Constructive community race: full-density spiking neural network model drives neuromorphic computing
Johanna Senk, Anno C. Kurth, Steve Furber, Tobias Gemmeke, Bruno Golosio, Arne Heittmann, James C. Knight, Eric Müller, Tobias Noll, Thomas Nowotny, Gorka Peraza Coppola, Luca Peres, Oliver Rhodes, Andrew Rowley, Johannes Schemmel, Tim Stadtmann, Tom Tetzlaff, Gianmarco Tiddia, Sacha J. van Albada, José Villamar, Markus Diesmann
TL;DR
The PD14 model provides a canonical benchmark for neuromorphic computing by modeling full cortical microcircuitry below $1\,\text{mm}^2$ with about $10^5$ neurons and $10^9$ synapses, avoiding downscaling uncertainties. The paper compiles cross-platform performance data, defines $q_{\mathrm{RTF}}$ and $E_{\mathrm{syn}}$, and documents dramatic improvements over time—from multi-minute runtimes to real-time operation on dedicated hardware—while emphasizing accuracy validation against reference data. It discusses drivers and bottlenecks, advocates a unified benchmarking recipe and simulator-independent model reference, and highlights implications for multi-area brain modeling and energy-efficient computing.

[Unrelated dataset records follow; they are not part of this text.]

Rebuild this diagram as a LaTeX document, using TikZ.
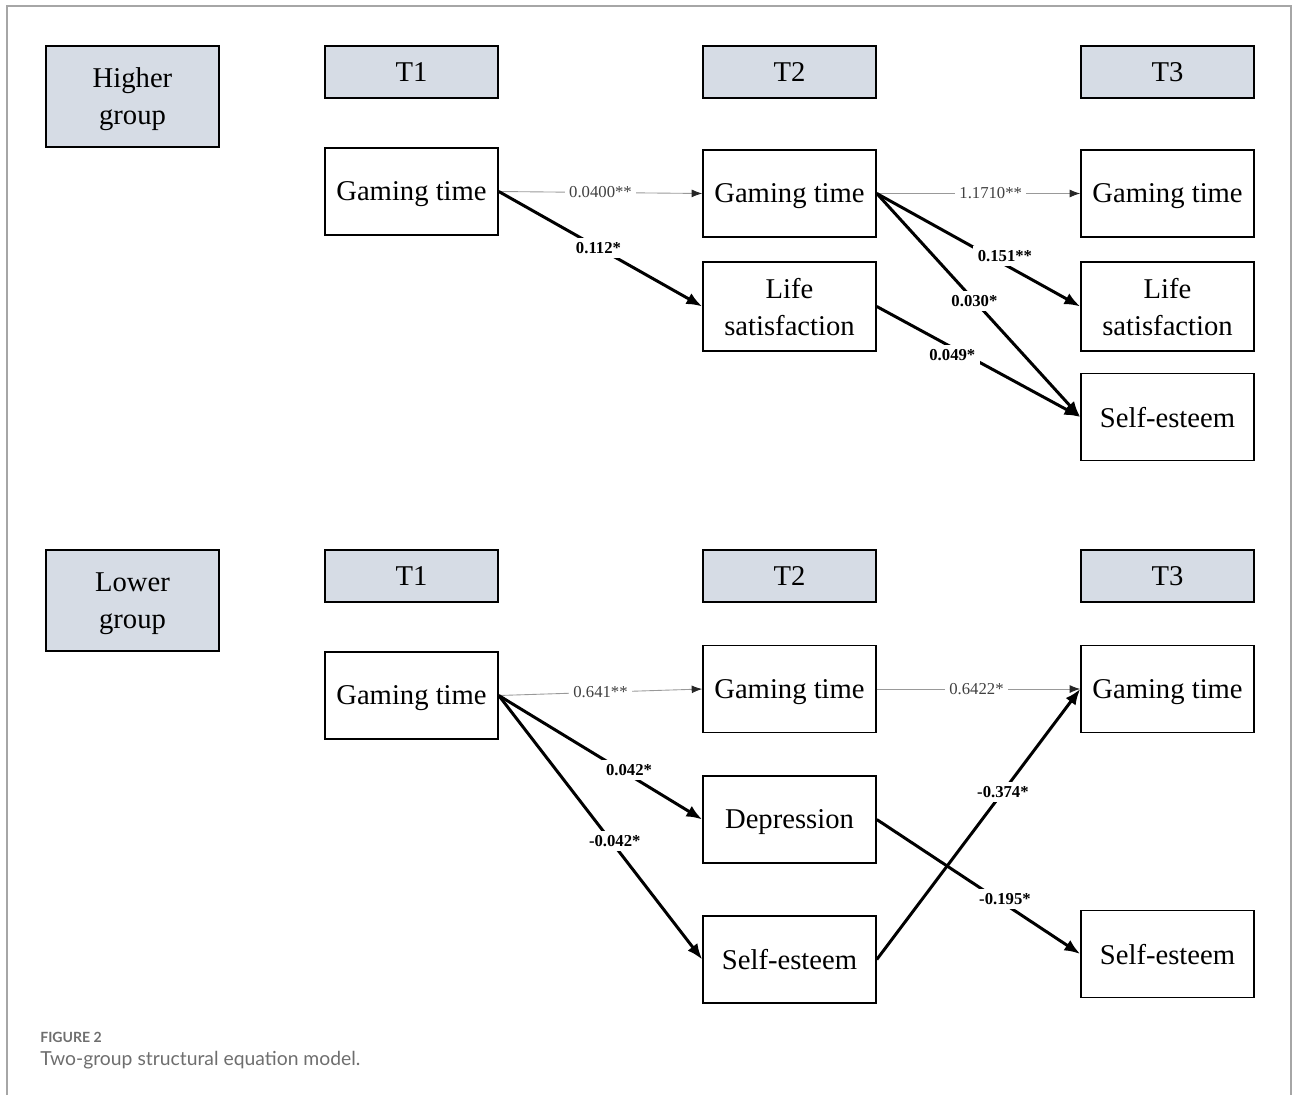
\documentclass[tikz,border=0pt]{standalone}
\usepackage{fontspec}
\setmainfont{Liberation Serif}
\newfontfamily\capfont{Lato}
\usetikzlibrary{arrows.meta}

\definecolor{boxgray}{HTML}{D6DCE5}
\definecolor{linegray}{HTML}{999999}
\definecolor{capgray}{HTML}{6E6E6E}
\definecolor{framegray}{HTML}{A6A6A6}

\tikzset{
	var/.style={draw, line width=0.9pt, minimum width=3.46cm, minimum height=1.74cm, align=center, inner sep=0pt, text depth=0pt, font=\fontsize{16.3}{21}\selectfont},
	head/.style={var, fill=boxgray, minimum height=1.04cm},
	grp/.style={var, fill=boxgray, minimum height=2.02cm},
	thinarr/.style={linegray, line width=0.5pt, -{Latex[length=6pt,width=4.5pt,black!85]}},
	thickarr/.style={black, line width=1.7pt, -{Latex[length=9pt,width=7pt]}},
	coef/.style={fill=white, inner sep=2.5pt, text=black!75, font=\fontsize{9.5}{11}\selectfont},
	bcoef/.style={coef, text=black, font=\bfseries\fontsize{9.5}{11}\selectfont}
}

\begin{document}
\begin{tikzpicture}[x=0.02cm, y=-0.02cm]
	\useasboundingbox (0,0) rectangle (1293,1095);
	\draw[framegray, line width=0.9pt] (7,1095) -- (7,6) -- (1291,6) -- (1291,1095);

	\node[grp] (hgrp) at (132.5,96.5) {Higher\\group};
	\node[head] (ht1) at (411.5,72) {T1};
	\node[head] (ht2) at (789.5,72) {T2};
	\node[head] (ht3) at (1167.5,72) {T3};

	\node[var] (hg1) at (411.5,191.5) {Gaming time};
	\node[var] (hg2) at (789.5,193.5) {Gaming time};
	\node[var, minimum height=1.78cm] (hl2) at (789.5,306.5) {Life\\satisfaction};
	\node[var] (hg3) at (1167.5,193.5) {Gaming time};
	\node[var, minimum height=1.78cm] (hl3) at (1167.5,306.5) {Life\\satisfaction};
	\node[var] (hs3) at (1167.5,417) {Self-esteem};

	\draw[thinarr] (hg1.east) -- node[coef, pos=0.5] {0.0400**} (hg2.west);
	\draw[thickarr] (hg1.east) -- node[bcoef, pos=0.49] {0.112*} (hl2.west);
	\draw[thinarr] (hg2.east) -- node[coef, pos=0.56] {1.1710**} (hg3.west);
	\draw[thickarr] (hg2.east) -- node[bcoef, pos=0.63, yshift=5pt] {0.151**} (hl3.west);
	\draw[thickarr] (hg2.east) -- node[bcoef, pos=0.48] {0.030*} (hs3.west);
	\draw[thickarr] (hl2.east) -- node[bcoef, pos=0.38, xshift=-1pt, yshift=-4pt] {0.049*} (hs3.west);

	\node[grp] (lgrp) at (132.5,600.5) {Lower\\group};
	\node[head] (lt1) at (411.5,576) {T1};
	\node[head] (lt2) at (789.5,576) {T2};
	\node[head] (lt3) at (1167.5,576) {T3};

	\node[var] (lg1) at (411.5,695.5) {Gaming time};
	\node[var] (lg2) at (789.5,689) {Gaming time};
	\node[var] (ld2) at (789.5,819.5) {Depression};
	\node[var] (ls2) at (789.5,959.5) {Self-esteem};
	\node[var] (lg3) at (1167.5,689) {Gaming time};
	\node[var] (ls3) at (1167.5,954) {Self-esteem};

	\draw[thinarr] (lg1.east) -- node[coef, pos=0.5] {0.641**} (lg2.west);
	\draw[thickarr] (lg1.east) -- node[bcoef, pos=0.64, yshift=3pt] {0.042*} (ld2.west);
	\draw[thickarr] (lg1.east) -- node[bcoef, pos=0.57, yshift=3pt] {-0.042*} (ls2.west);
	\draw[thinarr] (lg2.east) -- node[coef, pos=0.49] {0.6422*} (lg3.west);
	\draw[thickarr] (ls2.east) -- node[bcoef, pos=0.62] {-0.374*} (lg3.west);
	\draw[thickarr] (ld2.east) -- node[bcoef, pos=0.63, yshift=3pt] {-0.195*} (ls3.west);

	\node[anchor=west, inner sep=0pt, text=capgray, font=\capfont\bfseries\fontsize{8}{9}\selectfont] (fig) at (40,1037) {FIGURE 2};
	\node[anchor=west, inner sep=0pt, text=capgray, font=\capfont\fontsize{11}{13}\selectfont] (cap) at (40,1060) {Two-group structural equation model.};
\end{tikzpicture}
\end{document}
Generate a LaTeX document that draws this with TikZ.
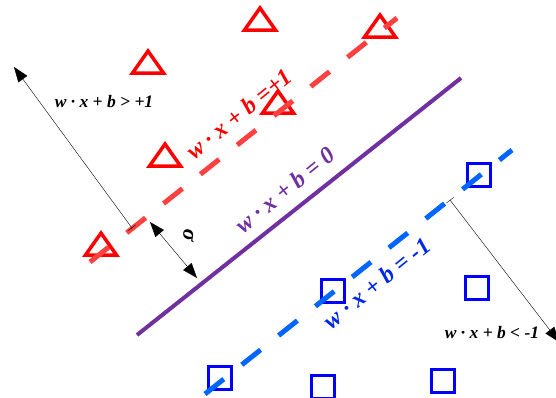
\documentclass[tikz,border=0pt]{standalone}
\usepackage{fontspec}
\setmainfont{Liberation Serif}
\usetikzlibrary{arrows.meta,shapes.geometric}
\definecolor{svRed}    {RGB}{255,  0,  0}
\definecolor{svRedL}   {RGB}{255, 64, 64}
\definecolor{svPurple} {RGB}{112, 48,160}
\definecolor{svBlue}   {RGB}{  0,  0,255}
\definecolor{svBlueL}  {RGB}{  0,102,255}
\definecolor{svBlueT}  {RGB}{  0, 40,230}

\begin{document}
\begin{tikzpicture}[x=1pt,y=-1pt,
  every node/.style={font=\bfseries\itshape},
  posmark/.style={draw=svRed,line width=3.5pt,isosceles triangle,isosceles triangle stretches,
              shape border rotate=90,minimum width=31,minimum height=22,inner sep=0pt},
  negmark/.style={draw=svBlue,line width=3pt,rectangle,minimum size=23,inner sep=0pt},
  margin/.style={line width=5pt,dash pattern=on 24pt off 23pt},
  lbl/.style={font=\fontsize{24}{26}\selectfont\bfseries\itshape,rotate=39,inner sep=0pt},
  halflbl/.style={font=\fontsize{17.5}{19}\selectfont\bfseries\itshape,inner sep=0pt},
  ptr/.style={thin,{Bar[width=9pt]}-{Triangle[length=15pt,width=11pt]}}
]
\useasboundingbox (0,0) rectangle (556,397);

% positive samples
\node[posmark] (T1) at (260,22)  {};
\node[posmark] (T2) at (148,65)  {};
\node[posmark] (T3) at (380,29)  {};
\node[posmark] (T4) at (278,105) {};
\node[posmark] (T5) at (165,158) {};
\node[posmark] (T6) at (101,247) {};

% negative samples
\node[negmark] (S1) at (479,175) {};
\node[negmark] (S2) at (477,288) {};
\node[negmark] (S3) at (333,291) {};
\node[negmark] (S4) at (220,378) {};
\node[negmark] (S5) at (323,387) {};
\node[negmark] (S6) at (443,381) {};

% hyperplanes
\coordinate (rA) at (90,262);  \coordinate (rB) at (397,18);
\coordinate (pA) at (137,335); \coordinate (pB) at (461,78);
\coordinate (bA) at (205,394); \coordinate (bB) at (512,150);
\draw[margin,svRedL]  (rA) -- (rB);
\draw[line width=4pt,svPurple] (pA) -- (pB);
\draw[margin,svBlueL] (bA) -- (bB);

\node[lbl,text=svRed]    (Lpos) at (239,114) {w · x + b =+1};
\node[lbl,text=svPurple] (Lzero) at (285,190) {w · x + b = 0};
\node[lbl,text=svBlueT]  (Lneg) at (377,283) {w · x + b = -1};

% half-space arrows
\coordinate (tkL) at (132,228); \coordinate (upEnd) at (14,67);
\coordinate (tkR) at (450,200); \coordinate (dnEnd) at (559,342);
\draw[ptr] (tkL) -- (upEnd);
\draw[ptr] (tkR) -- (dnEnd);
\node[halflbl] (Gpos) at (104,102) {w · x + b > +1};
\node[halflbl] (Gneg) at (492,333) {w · x + b < -1};

% margin width
\coordinate (sgA) at (150,222); \coordinate (sgB) at (197,278);
\draw[thin,{Triangle[length=15pt,width=11pt]}-{Triangle[length=15pt,width=11pt]}] (sgA) -- (sgB);
\node[halflbl,font=\fontsize{22}{24}\selectfont\bfseries\itshape,rotate=-100] (Sig) at (189,235) {σ};
\end{tikzpicture}
\end{document}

The work underscores a convergence of general-purpose and neuromorphic architectures and provides a roadmap for robust, reproducible benchmarking across future hardware and models. Finally, it calls for diversified benchmarks to capture varying computational demands and to guide scalable, energy-aware neuromorphic design.
Abstract
The local circuitry of the mammalian brain is a focus of the search for generic computational principles because it is largely conserved across species and modalities. In 2014 a model was proposed representing all neurons and synapses of the stereotypical cortical microcircuit below $1\,\text{mm}^2$ of brain surface. The model reproduces fundamental features of brain activity but its impact remained limited because of its computational demands. For theory and simulation, however, the model was a breakthrough because it removes uncertainties of downscaling, and larger models are less densely connected. This sparked a race in the neuromorphic computing community and the model became a de facto standard benchmark. Within a few years real-time performance was reached and surpassed at significantly reduced energy consumption. We review how the computational challenge was tackled by different simulation technologies and derive guidelines for the next generation of benchmarks and other domains of science.